> _What you have to do_
Look through the data below and return each line where "this" appears.

> _Available data_
--------------------------------

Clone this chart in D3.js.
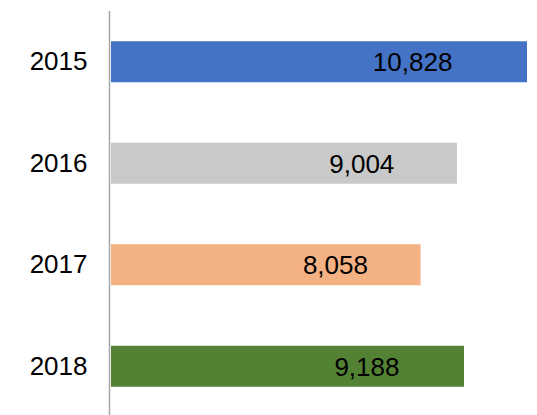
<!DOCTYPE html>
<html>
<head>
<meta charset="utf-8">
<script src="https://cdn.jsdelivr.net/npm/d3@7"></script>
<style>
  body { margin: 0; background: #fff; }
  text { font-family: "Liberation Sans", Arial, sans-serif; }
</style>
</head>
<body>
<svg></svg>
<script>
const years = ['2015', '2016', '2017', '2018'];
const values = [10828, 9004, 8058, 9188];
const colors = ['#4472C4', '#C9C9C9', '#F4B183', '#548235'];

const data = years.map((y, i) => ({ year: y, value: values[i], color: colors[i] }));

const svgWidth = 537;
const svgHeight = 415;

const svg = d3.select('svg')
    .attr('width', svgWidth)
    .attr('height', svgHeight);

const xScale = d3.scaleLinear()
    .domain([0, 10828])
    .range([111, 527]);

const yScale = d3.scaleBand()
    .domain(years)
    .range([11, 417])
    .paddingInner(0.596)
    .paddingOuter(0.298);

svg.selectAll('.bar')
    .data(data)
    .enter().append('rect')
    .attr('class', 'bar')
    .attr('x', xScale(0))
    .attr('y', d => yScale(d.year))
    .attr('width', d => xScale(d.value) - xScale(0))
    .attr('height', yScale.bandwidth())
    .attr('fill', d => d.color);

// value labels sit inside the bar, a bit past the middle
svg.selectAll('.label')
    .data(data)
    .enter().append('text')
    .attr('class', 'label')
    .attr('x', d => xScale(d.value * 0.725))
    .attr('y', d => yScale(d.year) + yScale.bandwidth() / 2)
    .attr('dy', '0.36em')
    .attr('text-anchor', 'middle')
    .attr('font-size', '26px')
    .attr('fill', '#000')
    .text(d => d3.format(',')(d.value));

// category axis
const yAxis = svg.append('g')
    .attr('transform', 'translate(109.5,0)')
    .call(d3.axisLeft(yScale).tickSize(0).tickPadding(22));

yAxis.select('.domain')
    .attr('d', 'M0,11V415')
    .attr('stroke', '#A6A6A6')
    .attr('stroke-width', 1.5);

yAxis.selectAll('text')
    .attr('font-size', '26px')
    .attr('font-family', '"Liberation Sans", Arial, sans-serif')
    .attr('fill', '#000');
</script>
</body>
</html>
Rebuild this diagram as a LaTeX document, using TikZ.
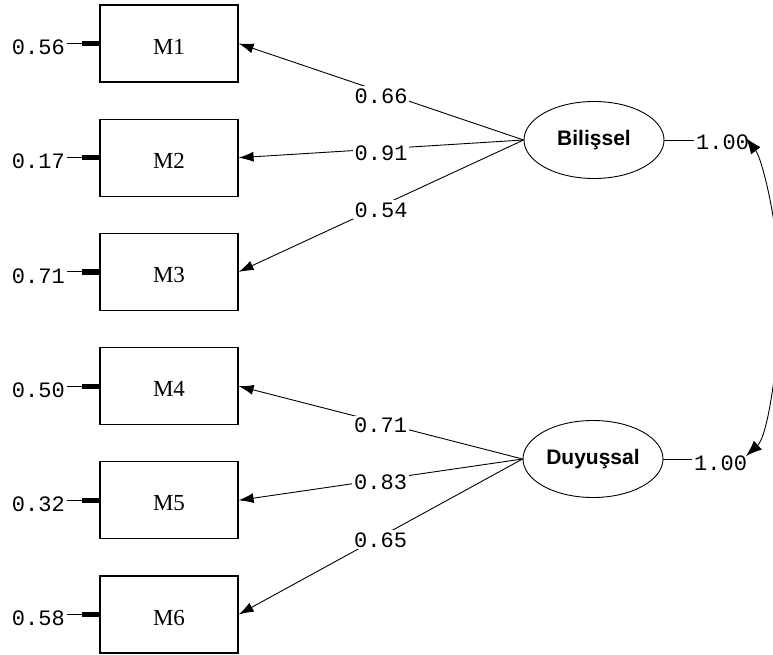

--------------------------------

> _Task solution_
Clone this chart in D3.js.
Rebuild this diagram as a LaTeX document, using TikZ.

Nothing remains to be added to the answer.